We're going to do something really exciting this Christmas! We're going to look at genealogies! This is a homily, so I will be brief. If we look at the first chapter of Matthew, we find a genealogy going from Abraham to Jesus. The whole gospel exhibits the Jewish Messiah. This is the point of Matthew, and the genealogy is the keynote in this gospel.

Mark begins with the words, “The beginning of the good news of Jesus Christ, the Son of God.” We are going in a completely different direction here. This is confirmed in the gospel of Luke, when we follow a genealogy backward in time not to Abraham this time but to Adam, the original son of God, and Luke is a gospel that lifts up Jesus as the savior of mankind.

Now, we get to John, and the genealogy is carried back to all eternity.
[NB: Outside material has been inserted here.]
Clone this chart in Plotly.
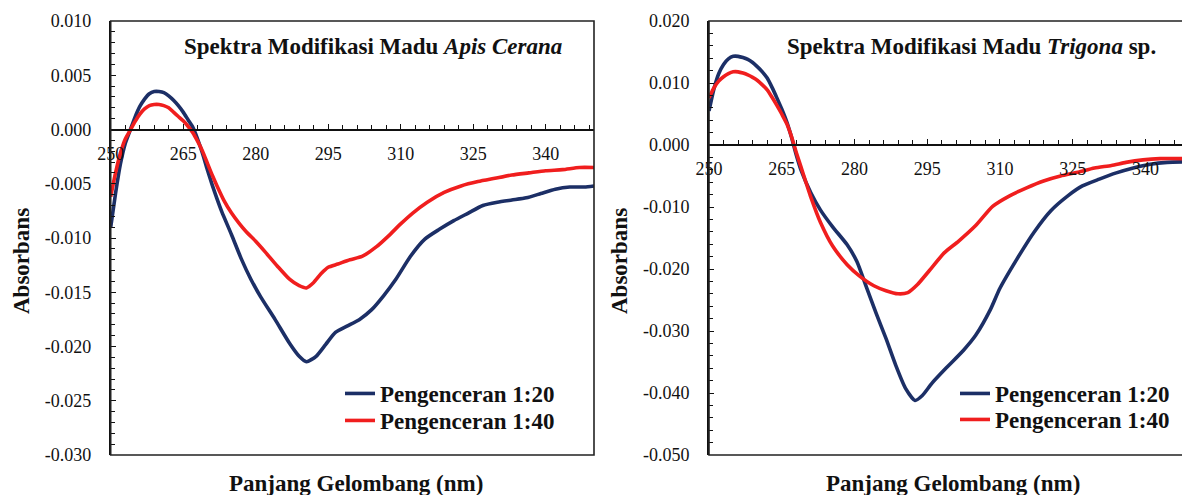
import plotly.graph_objects as go

# ---------------- data ----------------
# Left panel: Apis Cerana
wl_ac_20 = [250, 251, 252, 253, 254, 255, 256, 257, 258, 259, 260, 261, 262, 263, 264, 265, 266, 267, 268, 269,
            270, 271, 272, 273, 275, 277, 279, 281, 284, 287, 289, 290.5, 292.5, 294.5, 296.5, 299, 301.5, 304,
            306.5, 309, 312, 315, 318, 321, 324, 327, 330, 333, 336, 339, 342, 345, 348, 350]
abs_ac_20 = [-0.0090, -0.0059, -0.0032, -0.0013, -0.0001, 0.0011, 0.0021, 0.0028, 0.0033, 0.0035, 0.0035, 0.0034,
             0.0031, 0.0027, 0.0022, 0.0016, 0.0009, 0.0002, -0.0009, -0.0022, -0.0037, -0.0051, -0.0064, -0.0076,
             -0.0097, -0.0119, -0.0138, -0.0154, -0.0175, -0.0197, -0.0209, -0.0214, -0.0209, -0.0198, -0.0187,
             -0.0181, -0.0175, -0.0166, -0.0153, -0.0138, -0.0117, -0.0101, -0.0092, -0.0084, -0.0077, -0.0070,
             -0.0067, -0.0065, -0.0063, -0.0059, -0.0055, -0.0053, -0.0053, -0.0052]

wl_ac_40 = [250, 251, 252, 253, 254, 255, 256, 257, 258, 259, 260, 261, 262, 263, 264, 265, 266, 267, 268, 269,
            270, 271, 272, 273.5, 275, 276.5, 278, 280, 282, 284.5, 287, 289, 290.5, 292, 293.5, 295, 297, 299.5,
            302, 305, 307.5, 310, 312.5, 315.5, 319, 322.5, 326, 329.5, 333, 336.5, 340, 343.5, 347, 350]
abs_ac_40 = [-0.0062, -0.0040, -0.0022, -0.0009, -0.0001, 0.0007, 0.0014, 0.0019, 0.0022, 0.0023, 0.0023, 0.0022,
             0.0020, 0.0016, 0.0012, 0.0008, 0.0003, -0.0003, -0.0011, -0.0020, -0.0031, -0.0042, -0.0052,
             -0.0066, -0.0077, -0.0086, -0.0094, -0.0103, -0.0113, -0.0126, -0.0138, -0.0144, -0.0146, -0.0141,
             -0.0133, -0.0127, -0.0124, -0.0120, -0.0117, -0.0108, -0.0098, -0.0087, -0.0077, -0.0067, -0.0058,
             -0.0052, -0.0048, -0.0045, -0.0042, -0.0040, -0.0038, -0.0037, -0.0035, -0.0035]

# Right panel: Trigona sp.
wl_tr_20 = [250, 251, 252, 253, 254, 255, 256, 257, 258, 259, 260, 261, 262, 263, 264, 265, 266, 267, 268, 269,
            271, 273, 275.5, 278.5, 280.5, 282.5, 284.5, 286.5, 288.5, 290.5, 292.5, 294, 296, 299, 302.5, 305,
            308, 310, 313.5, 317, 320.5, 324, 327, 330.5, 334, 337.5, 341, 344.5, 349.2]
abs_tr_20 = [0.0055, 0.0090, 0.0115, 0.0130, 0.0139, 0.0143, 0.0143, 0.0141, 0.0138, 0.0133, 0.0126, 0.0118,
             0.0108, 0.0093, 0.0076, 0.0058, 0.0038, 0.0013, -0.0016, -0.0041, -0.0077, -0.0105, -0.0132, -0.0161,
             -0.0188, -0.0230, -0.0272, -0.0312, -0.0355, -0.0392, -0.0412, -0.0404, -0.0384, -0.0359, -0.0331,
             -0.0307, -0.0266, -0.0231, -0.0184, -0.0141, -0.0106, -0.0082, -0.0066, -0.0055, -0.0045, -0.0037,
             -0.0031, -0.0028, -0.0027]

wl_tr_40 = [250, 251, 252, 253, 254, 255, 256, 257, 258, 259, 260, 261, 262, 263, 264, 265, 266, 267, 268, 269,
            271, 273, 275.5, 278.5, 281, 284, 286.5, 289, 291, 293, 295.5, 298.5, 301.5, 305, 308.5, 312, 315.5,
            319, 322.5, 326, 329.5, 333, 336, 339.5, 343, 349.2]
abs_tr_40 = [0.0076, 0.0092, 0.0103, 0.0110, 0.0115, 0.0118, 0.0118, 0.0116, 0.0113, 0.0109, 0.0104, 0.0097,
             0.0089, 0.0077, 0.0064, 0.0050, 0.0035, 0.0014, -0.0012, -0.0036, -0.0084, -0.0125, -0.0163, -0.0193,
             -0.0211, -0.0227, -0.0235, -0.0240, -0.0238, -0.0225, -0.0202, -0.0174, -0.0155, -0.0130, -0.0099,
             -0.0082, -0.0069, -0.0058, -0.0050, -0.0044, -0.0037, -0.0033, -0.0028, -0.0024, -0.0022, -0.0022]

series_names = ["Pengenceran 1:20", "Pengenceran 1:40"]
panel_titles = ["<b>Spektra Modifikasi Madu <i>Apis Cerana</i></b>",
                "<b>Spektra Modifikasi Madu <i>Trigona</i> sp.</b>"]
x_title = "Panjang Gelombang (nm)"
y_title = "Absorbans"

x_tickvals = [250, 265, 280, 295, 310, 325, 340]
x_ticktext = ["250", "265", "280", "295", "310", "325", "340"]
y_left_vals = [0.010, 0.005, 0.000, -0.005, -0.010, -0.015, -0.020, -0.025, -0.030]
y_left_text = ["0.010", "0.005", "0.000", "-0.005", "-0.010", "-0.015", "-0.020", "-0.025", "-0.030"]
y_right_vals = [0.020, 0.010, 0.000, -0.010, -0.020, -0.030, -0.040, -0.050]
y_right_text = ["0.020", "0.010", "0.000", "-0.010", "-0.020", "-0.030", "-0.040", "-0.050"]

# ---------------- style ----------------
BLUE = "#1C2F66"
RED = "#F01E1E"
SERIF = "Liberation Serif, Times New Roman, serif"
PAGE_W, PAGE_H = 1190, 495
OFF = 8  # default page body margin
W, H = PAGE_W - OFF, PAGE_H - OFF

def px_x(p):
    return (p - OFF) / W

def px_y(p):
    return 1 - (p - OFF) / H

yd = [px_y(455), px_y(21)]
xd_left = [px_x(110.7), px_x(594)]
xd_right = [px_x(709), 1.0]

y_left_range = [-0.030, 0.010]
y_right_range = [-0.050, 0.020]

def zero_pos(rng):
    frac = (0 - rng[0]) / (rng[1] - rng[0])
    return yd[0] + frac * (yd[1] - yd[0])

fig = go.Figure()
line_style = dict(width=3.6, shape="spline", smoothing=0.6)

fig.add_trace(go.Scatter(x=wl_ac_20, y=abs_ac_20, mode="lines", name=series_names[0],
                         line=dict(color=BLUE, **line_style), xaxis="x", yaxis="y", legend="legend"))
fig.add_trace(go.Scatter(x=wl_ac_40, y=abs_ac_40, mode="lines", name=series_names[1],
                         line=dict(color=RED, **line_style), xaxis="x", yaxis="y", legend="legend2"))
fig.add_trace(go.Scatter(x=wl_tr_20, y=abs_tr_20, mode="lines", name=series_names[0],
                         line=dict(color=BLUE, **line_style), xaxis="x2", yaxis="y2", legend="legend3"))
fig.add_trace(go.Scatter(x=wl_tr_40, y=abs_tr_40, mode="lines", name=series_names[1],
                         line=dict(color=RED, **line_style), xaxis="x2", yaxis="y2", legend="legend4"))

tickfont = dict(family=SERIF, size=18, color="#111")

def xaxis_cfg(domain, rng, pos):
    return dict(domain=domain, range=rng, anchor="free", position=pos,
                showline=True, linecolor="#111", linewidth=1.6,
                ticks="inside", ticklen=5, tickwidth=1.2, tickcolor="#111",
                tickmode="array", tickvals=x_tickvals, ticktext=x_ticktext,
                minor=dict(tick0=250, dtick=3, ticks="inside", ticklen=4, tickwidth=1.1, tickcolor="#111"),
                tickfont=tickfont, ticklabelstandoff=8, automargin=False,
                showgrid=False, zeroline=False, fixedrange=True)

def yaxis_cfg(domain, rng, anchor, vals, texts, mdt):
    return dict(domain=domain, range=rng, anchor=anchor,
                showline=True, linecolor="#111", linewidth=1.6,
                ticks="inside", ticklen=5, tickwidth=1.2, tickcolor="#111",
                tickmode="array", tickvals=vals, ticktext=texts,
                minor=dict(tick0=0, dtick=mdt, ticks="inside", ticklen=4, tickwidth=1.1, tickcolor="#111"),
                tickfont=tickfont, ticklabelstandoff=14, automargin=False,
                showgrid=False, zeroline=False, fixedrange=True)

legend_font = dict(family=SERIF, size=23, color="#111", weight="bold")

def legend_cfg(xp, yp):
    return dict(x=px_x(xp), y=px_y(yp), xanchor="left", yanchor="top",
                font=legend_font, bgcolor="rgba(0,0,0,0)", tracegroupgap=0, itemwidth=30)

fig.update_layout(
    width=W, height=H,
    margin=dict(l=0, r=0, t=0, b=0, autoexpand=False),
    paper_bgcolor="white", plot_bgcolor="white",
    xaxis=xaxis_cfg(xd_left, [250, 350], zero_pos(y_left_range)),
    yaxis=yaxis_cfg(yd, y_left_range, "x", y_left_vals, y_left_text, 0.001),
    xaxis2=xaxis_cfg(xd_right, [250, 349.2], zero_pos(y_right_range)),
    yaxis2=yaxis_cfg(yd, y_right_range, "x2", y_right_vals, y_right_text, 0.002),
    legend=legend_cfg(340, 372),
    legend2=legend_cfg(340, 399),
    legend3=legend_cfg(955, 372),
    legend4=legend_cfg(955, 398),
    showlegend=True,
)

shapes = []
for xr, yr in (("x domain", "y domain"), ("x2 domain", "y2 domain")):
    shapes.append(dict(type="rect", xref=xr, yref=yr, x0=0, x1=1, y0=0, y1=1,
                       line=dict(color="#222", width=1.6), layer="above"))
fig.update_layout(shapes=shapes)

title_font = dict(family=SERIF, size=23, color="#111")
ann = [
    dict(text=panel_titles[0], x=px_x(373), y=px_y(46), xref="paper", yref="paper",
         showarrow=False, font=title_font, xanchor="center", yanchor="middle"),
    dict(text=panel_titles[1], x=px_x(971), y=px_y(46), xref="paper", yref="paper",
         showarrow=False, font=title_font, xanchor="center", yanchor="middle"),
    dict(text="<b>" + x_title + "</b>", x=px_x(356), y=px_y(483), xref="paper", yref="paper",
         showarrow=False, font=title_font, xanchor="center", yanchor="middle"),
    dict(text="<b>" + x_title + "</b>", x=px_x(953), y=px_y(483), xref="paper", yref="paper",
         showarrow=False, font=title_font, xanchor="center", yanchor="middle"),
    dict(text="<b>" + y_title + "</b>", x=px_x(21), y=px_y(261), xref="paper", yref="paper",
         showarrow=False, font=title_font, textangle=-90, xanchor="center", yanchor="middle"),
    dict(text="<b>" + y_title + "</b>", x=px_x(619), y=px_y(261), xref="paper", yref="paper",
         showarrow=False, font=title_font, textangle=-90, xanchor="center", yanchor="middle"),
]
fig.update_layout(annotations=ann)

fig.write_html("out.html", config={"displayModeBar": False})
John goes deep. Jesus has a Divine eternal existence with God. Not separated: WITH God. Not just WITH God, but doing things, performing functions. Little things like CREATION, LIFE, and LIGHT. John's gospel isn't just dogma. He's revealing that Jesus' earthy life is just a continuance of something that had been going on behind the scenes for all ETERNITY. So, all of John's gospel show a Jesus who is simultaneously with God as he is with men and women.

John's gospel is the WHY of Jesus, the word made flesh. John's gospel is the WHY of Jesus' death on the cross. Voluntary surrender—pleasing to the Father—freely rendered on His own part. When we accept John's picture of Christ's earthly life as the visible half of a duplex whole—fully God and fully man—all our puzzles about Jesus vanish.

This is the most powerful lesson of Christmas.